The problem flared again 11 months later, in Celtic’s Europa League defeat to Stuttgart. From there, the spiral accelerated. Out of action since February, and with his contract at Celtic running down, Schmeichel went from scan rooms to consulting rooms, chasing one more comeback.
He was prepared to take on up to a year of rehabilitation if that was what it took. Instead, the verdict from the experts cut straight through that resolve.
“I have consulted with various surgeons and experts regarding my shoulder, and they have told me that I should not expect to return to playing top-flight football,” he said. “This is a decision that has been made for me.”
For a goalkeeper who built his reputation on defiance, that may be the cruellest line of all.
A career carved in big moments
Schmeichel’s journey began at Manchester City, in the long shadow of his father but with a stubborn determination to carve out his own story. He did far more than that.

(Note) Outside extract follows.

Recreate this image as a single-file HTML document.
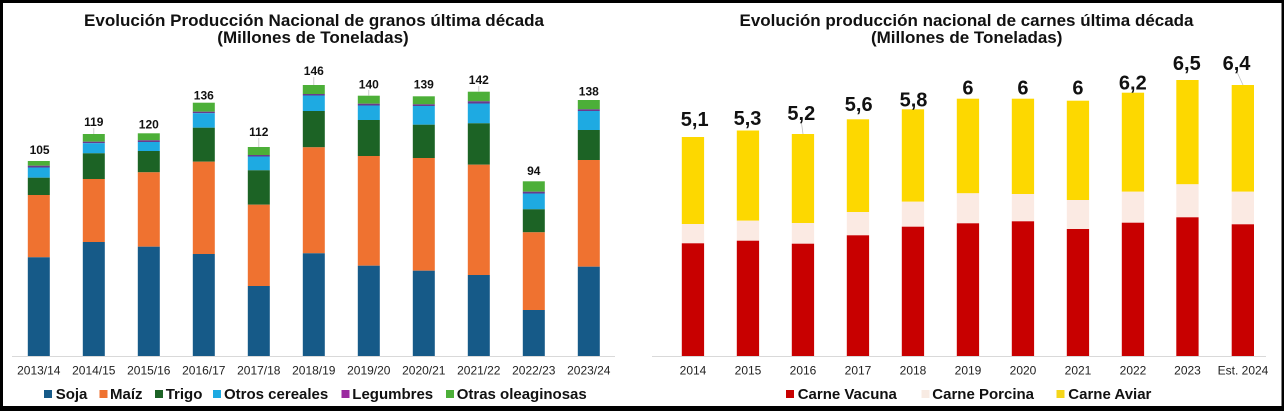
<!DOCTYPE html>
<html><head><meta charset="utf-8">
<style>
html,body{margin:0;padding:0;background:#000;}
svg{display:block;}
text{font-family:"Liberation Sans",Arial,sans-serif;}
</style></head>
<body>
<svg width="1284" height="411" viewBox="0 0 1284 411" xmlns="http://www.w3.org/2000/svg">
<rect x="0" y="0" width="1284" height="411" fill="#000"/>
<rect x="3" y="3" width="1278.5" height="403" fill="#fff"/>

<!-- LEFT TITLE -->
<text x="314" y="26" font-size="17" font-weight="bold" text-anchor="middle" fill="#111" textLength="460" lengthAdjust="spacingAndGlyphs">Evolución Producción Nacional de granos última década</text>
<text x="313" y="43" font-size="17" font-weight="bold" text-anchor="middle" fill="#111">(Millones de Toneladas)</text>

<!-- LEFT AXIS -->
<line x1="12" y1="356.5" x2="615" y2="356.5" stroke="#d9d9d9" stroke-width="1"/>

<g id="leftbars">
<rect x="27.8" y="161" width="22" height="4.7" fill="#4caf38"/>
<rect x="27.8" y="165.7" width="22" height="1.8" fill="#6a3a8e"/>
<rect x="27.8" y="167.5" width="22" height="10.2" fill="#1eaae2"/>
<rect x="27.8" y="177.7" width="22" height="17.3" fill="#1c6325"/>
<rect x="27.8" y="195" width="22" height="62.3" fill="#ef7230"/>
<rect x="27.8" y="257.3" width="22" height="98.7" fill="#165a88"/>

<rect x="82.8" y="134" width="22" height="7.7" fill="#4caf38"/>
<rect x="82.8" y="141.7" width="22" height="1.5" fill="#6a3a8e"/>
<rect x="82.8" y="143.2" width="22" height="10.1" fill="#1eaae2"/>
<rect x="82.8" y="153.3" width="22" height="25.7" fill="#1c6325"/>
<rect x="82.8" y="179" width="22" height="63" fill="#ef7230"/>
<rect x="82.8" y="242" width="22" height="114" fill="#165a88"/>

<rect x="137.8" y="133.3" width="22" height="7" fill="#4caf38"/>
<rect x="137.8" y="140.3" width="22" height="1.7" fill="#6a3a8e"/>
<rect x="137.8" y="142" width="22" height="9" fill="#1eaae2"/>
<rect x="137.8" y="151" width="22" height="21.3" fill="#1c6325"/>
<rect x="137.8" y="172.3" width="22" height="74.4" fill="#ef7230"/>
<rect x="137.8" y="246.7" width="22" height="109.3" fill="#165a88"/>

<rect x="192.8" y="102.7" width="22" height="9" fill="#4caf38"/>
<rect x="192.8" y="111.7" width="22" height="1.5" fill="#6a3a8e"/>
<rect x="192.8" y="113.2" width="22" height="14.5" fill="#1eaae2"/>
<rect x="192.8" y="127.7" width="22" height="34" fill="#1c6325"/>
<rect x="192.8" y="161.7" width="22" height="92.3" fill="#ef7230"/>
<rect x="192.8" y="254" width="22" height="102" fill="#165a88"/>

<rect x="247.8" y="147" width="22" height="8" fill="#4caf38"/>
<rect x="247.8" y="155" width="22" height="1.5" fill="#6a3a8e"/>
<rect x="247.8" y="156.5" width="22" height="13.8" fill="#1eaae2"/>
<rect x="247.8" y="170.3" width="22" height="34.4" fill="#1c6325"/>
<rect x="247.8" y="204.7" width="22" height="81.3" fill="#ef7230"/>
<rect x="247.8" y="286" width="22" height="70" fill="#165a88"/>

<rect x="302.8" y="85" width="22" height="9" fill="#4caf38"/>
<rect x="302.8" y="94" width="22" height="1.5" fill="#6a3a8e"/>
<rect x="302.8" y="95.5" width="22" height="15.5" fill="#1eaae2"/>
<rect x="302.8" y="111" width="22" height="36.3" fill="#1c6325"/>
<rect x="302.8" y="147.3" width="22" height="106" fill="#ef7230"/>
<rect x="302.8" y="253.3" width="22" height="102.7" fill="#165a88"/>

<rect x="357.8" y="95.7" width="22" height="8" fill="#4caf38"/>
<rect x="357.8" y="103.7" width="22" height="1.8" fill="#6a3a8e"/>
<rect x="357.8" y="105.5" width="22" height="14.5" fill="#1eaae2"/>
<rect x="357.8" y="120" width="22" height="36" fill="#1c6325"/>
<rect x="357.8" y="156" width="22" height="109.7" fill="#ef7230"/>
<rect x="357.8" y="265.7" width="22" height="90.3" fill="#165a88"/>

<rect x="412.8" y="96.3" width="22" height="8" fill="#4caf38"/>
<rect x="412.8" y="104.3" width="22" height="1.7" fill="#6a3a8e"/>
<rect x="412.8" y="106" width="22" height="18.7" fill="#1eaae2"/>
<rect x="412.8" y="124.7" width="22" height="33.3" fill="#1c6325"/>
<rect x="412.8" y="158" width="22" height="112.7" fill="#ef7230"/>
<rect x="412.8" y="270.7" width="22" height="85.3" fill="#165a88"/>

<rect x="467.8" y="91.7" width="22" height="9.6" fill="#4caf38"/>
<rect x="467.8" y="101.3" width="22" height="2.2" fill="#6a3a8e"/>
<rect x="467.8" y="103.5" width="22" height="19.8" fill="#1eaae2"/>
<rect x="467.8" y="123.3" width="22" height="41.4" fill="#1c6325"/>
<rect x="467.8" y="164.7" width="22" height="110.3" fill="#ef7230"/>
<rect x="467.8" y="275" width="22" height="81" fill="#165a88"/>

<rect x="522.8" y="181.3" width="22" height="10.4" fill="#4caf38"/>
<rect x="522.8" y="191.7" width="22" height="1.8" fill="#6a3a8e"/>
<rect x="522.8" y="193.5" width="22" height="15.8" fill="#1eaae2"/>
<rect x="522.8" y="209.3" width="22" height="23" fill="#1c6325"/>
<rect x="522.8" y="232.3" width="22" height="77.7" fill="#ef7230"/>
<rect x="522.8" y="310" width="22" height="46" fill="#165a88"/>

<rect x="577.8" y="100" width="22" height="9.3" fill="#4caf38"/>
<rect x="577.8" y="109.3" width="22" height="1.7" fill="#6a3a8e"/>
<rect x="577.8" y="111" width="22" height="19" fill="#1eaae2"/>
<rect x="577.8" y="130" width="22" height="30" fill="#1c6325"/>
<rect x="577.8" y="160" width="22" height="106.7" fill="#ef7230"/>
<rect x="577.8" y="266.7" width="22" height="89.3" fill="#165a88"/>
</g>

<g stroke="#bfbfbf" stroke-width="0.8">
<line x1="93.8" y1="128" x2="93.8" y2="134"/>
<line x1="258.8" y1="138" x2="258.8" y2="147"/>
<line x1="313.8" y1="77" x2="313.8" y2="85"/>
<line x1="368.8" y1="90" x2="368.8" y2="95.7"/>
<line x1="478.8" y1="86" x2="478.8" y2="91.7"/>
</g>

<g font-size="12" font-weight="bold" text-anchor="middle" fill="#111">
<text x="39.6" y="154">105</text>
<text x="93.8" y="126">119</text>
<text x="148.8" y="128.3">120</text>
<text x="203.8" y="99.3">136</text>
<text x="258.8" y="136">112</text>
<text x="313.8" y="75">146</text>
<text x="368.8" y="88.3">140</text>
<text x="423.8" y="88.7">139</text>
<text x="478.8" y="84">142</text>
<text x="533.8" y="175">94</text>
<text x="588.8" y="95.7">138</text>
</g>

<g font-size="12" text-anchor="middle" fill="#222">
<text x="38.8" y="374.5">2013/14</text>
<text x="93.8" y="374.5">2014/15</text>
<text x="148.8" y="374.5">2015/16</text>
<text x="203.8" y="374.5">2016/17</text>
<text x="258.8" y="374.5">2017/18</text>
<text x="313.8" y="374.5">2018/19</text>
<text x="368.8" y="374.5">2019/20</text>
<text x="423.8" y="374.5">2020/21</text>
<text x="478.8" y="374.5">2021/22</text>
<text x="533.8" y="374.5">2022/23</text>
<text x="588.8" y="374.5">2023/24</text>
</g>

<g font-size="15" font-weight="bold" fill="#111">
<rect x="44" y="390" width="8" height="8" fill="#165a88"/><text x="55.7" y="399">Soja</text>
<rect x="99.5" y="390" width="8" height="8" fill="#ef7230"/><text x="110" y="399">Maíz</text>
<rect x="155" y="390" width="8" height="8" fill="#1c6325"/><text x="165.7" y="399">Trigo</text>
<rect x="213" y="390" width="8" height="8" fill="#1eaae2"/><text x="224" y="399">Otros cereales</text>
<rect x="341.5" y="390" width="8" height="8" fill="#9b2aa0"/><text x="352.3" y="399">Legumbres</text>
<rect x="446" y="390" width="8" height="8" fill="#4caf38"/><text x="456.7" y="399">Otras oleaginosas</text>
</g>

<!-- RIGHT TITLE -->
<text x="966.5" y="26" font-size="17" font-weight="bold" text-anchor="middle" fill="#111" textLength="454" lengthAdjust="spacingAndGlyphs">Evolución producción nacional de carnes última década</text>
<text x="966.7" y="43" font-size="17" font-weight="bold" text-anchor="middle" fill="#111">(Millones de Toneladas)</text>

<line x1="652" y1="356.5" x2="1266" y2="356.5" stroke="#d9d9d9" stroke-width="1"/>

<g id="rightbars">
<rect x="681.8" y="137" width="22.3" height="87" fill="#fdd800"/>
<rect x="681.8" y="224" width="22.3" height="19.3" fill="#fbeae3"/>
<rect x="681.8" y="243.3" width="22.3" height="112.7" fill="#c80000"/>

<rect x="736.8" y="130.5" width="22.3" height="90.2" fill="#fdd800"/>
<rect x="736.8" y="220.7" width="22.3" height="20" fill="#fbeae3"/>
<rect x="736.8" y="240.7" width="22.3" height="115.3" fill="#c80000"/>

<rect x="791.8" y="134" width="22.3" height="89" fill="#fdd800"/>
<rect x="791.8" y="223" width="22.3" height="20.7" fill="#fbeae3"/>
<rect x="791.8" y="243.7" width="22.3" height="112.3" fill="#c80000"/>

<rect x="846.8" y="119.3" width="22.3" height="92.7" fill="#fdd800"/>
<rect x="846.8" y="212" width="22.3" height="23.3" fill="#fbeae3"/>
<rect x="846.8" y="235.3" width="22.3" height="120.7" fill="#c80000"/>

<rect x="901.8" y="109.3" width="22.3" height="92.4" fill="#fdd800"/>
<rect x="901.8" y="201.7" width="22.3" height="25" fill="#fbeae3"/>
<rect x="901.8" y="226.7" width="22.3" height="129.3" fill="#c80000"/>

<rect x="956.8" y="98.7" width="22.3" height="94.6" fill="#fdd800"/>
<rect x="956.8" y="193.3" width="22.3" height="30" fill="#fbeae3"/>
<rect x="956.8" y="223.3" width="22.3" height="132.7" fill="#c80000"/>

<rect x="1011.8" y="98.7" width="22.3" height="95.3" fill="#fdd800"/>
<rect x="1011.8" y="194" width="22.3" height="27.3" fill="#fbeae3"/>
<rect x="1011.8" y="221.3" width="22.3" height="134.7" fill="#c80000"/>

<rect x="1066.8" y="100.7" width="22.3" height="99.3" fill="#fdd800"/>
<rect x="1066.8" y="200" width="22.3" height="29" fill="#fbeae3"/>
<rect x="1066.8" y="229" width="22.3" height="127" fill="#c80000"/>

<rect x="1121.8" y="92.7" width="22.3" height="99" fill="#fdd800"/>
<rect x="1121.8" y="191.7" width="22.3" height="31" fill="#fbeae3"/>
<rect x="1121.8" y="222.7" width="22.3" height="133.3" fill="#c80000"/>

<rect x="1176.3" y="80" width="22.3" height="104.3" fill="#fdd800"/>
<rect x="1176.3" y="184.3" width="22.3" height="33" fill="#fbeae3"/>
<rect x="1176.3" y="217.3" width="22.3" height="138.7" fill="#c80000"/>

<rect x="1231.7" y="85" width="22.3" height="106.7" fill="#fdd800"/>
<rect x="1231.7" y="191.7" width="22.3" height="32.6" fill="#fbeae3"/>
<rect x="1231.7" y="224.3" width="22.3" height="131.7" fill="#c80000"/>
</g>

<g stroke="#bfbfbf" stroke-width="0.8">
<line x1="801.5" y1="123" x2="803" y2="134"/>
<line x1="1237" y1="72" x2="1243" y2="85"/>
</g>

<g font-size="20" font-weight="bold" text-anchor="middle" fill="#111">
<text x="694.7" y="126">5,1</text>
<text x="747.5" y="125">5,3</text>
<text x="801.3" y="120">5,2</text>
<text x="858.7" y="111">5,6</text>
<text x="913.5" y="106.7">5,8</text>
<text x="967.9" y="94.3">6</text>
<text x="1022.9" y="94.3">6</text>
<text x="1077.9" y="94.3">6</text>
<text x="1132.8" y="89.3">6,2</text>
<text x="1186.8" y="70">6,5</text>
<text x="1236.5" y="70">6,4</text>
</g>

<g font-size="12" text-anchor="middle" fill="#222">
<text x="693" y="374.5">2014</text>
<text x="748" y="374.5">2015</text>
<text x="803" y="374.5">2016</text>
<text x="858" y="374.5">2017</text>
<text x="913" y="374.5">2018</text>
<text x="968" y="374.5">2019</text>
<text x="1023" y="374.5">2020</text>
<text x="1078" y="374.5">2021</text>
<text x="1133" y="374.5">2022</text>
<text x="1187.5" y="374.5">2023</text>
<text x="1243" y="374.5">Est. 2024</text>
</g>

<g font-size="15" font-weight="bold" fill="#111">
<rect x="786" y="390" width="8" height="8" fill="#c80000"/><text x="797.7" y="399">Carne Vacuna</text>
<rect x="921.5" y="390" width="8" height="8" fill="#f8ebe3"/><text x="932.3" y="399">Carne Porcina</text>
<rect x="1056.5" y="390" width="8" height="8" fill="#f5d61a"/><text x="1068.3" y="399">Carne Aviar</text>
</g>
</svg>
</body></html>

He leaves the international stage with 120 caps for Denmark, a cornerstone of a generation that carried the national team into the latter stages of major tournaments. He stood in goal at the World Cups of 2018 and 2022, then helped drive Denmark to the semi-finals of Euro 2020, a run that gripped a nation and confirmed his status as one of the finest keepers in Danish history.
At club level, his defining decade came at Leicester City. Ten seasons. One of the most improbable Premier League titles of all time in 2015-16. An FA Cup triumph in 2021. He was not a passenger in those triumphs; he was a constant, a captain, a voice, a presence that made Leicester feel bigger than they were supposed to be.
When that chapter closed, he took his experience to Nice, then Anderlecht, before arriving in Glasgow with Celtic. Even in the twilight of his career, he refused to coast. This season alone he played 39 times, adding a second Premiership winners’ medal in just two years in Scotland.
He was still competing. Still winning. Until his shoulder said no.
No farewell lap, but no bitterness
“I think everyone dreams of saying goodbye on the field, but you don't always get what you want,” Schmeichel reflected. It is a line that will resonate with professionals in every dressing room. The perfect ending, the farewell substitution, the standing ovation – football rarely scripts those on demand.
Yet there is no trace of self-pity in how he frames the end.
“I've had so much else along the way, so football doesn't owe me anything. I've had so many opportunities, so many experiences.”
This is a goalkeeper who has lived the extremes of the sport: relegation fights, title races, penalty shootouts, the roar of World Cups, the raw emotion of Euros. He has been both the underdog and the champion. He has known what it is to be compared relentlessly to a famous father and still emerge as his own man.
And when he looks back, it isn’t medals or trophies that he singles out.
“What stands out most are the friendships and connections I've made. The moments I've shared with them – for better or worse.”
For a player whose career was defined by resilience and big-game nerve, that might be the most revealing detail of all. The saves will live in highlight reels; the relationships will live with him.
The shoulder finally stopped Kasper Schmeichel from playing top-flight football. It never dimmed the legacy of a goalkeeper who spent nearly two decades proving he was more than just a famous name.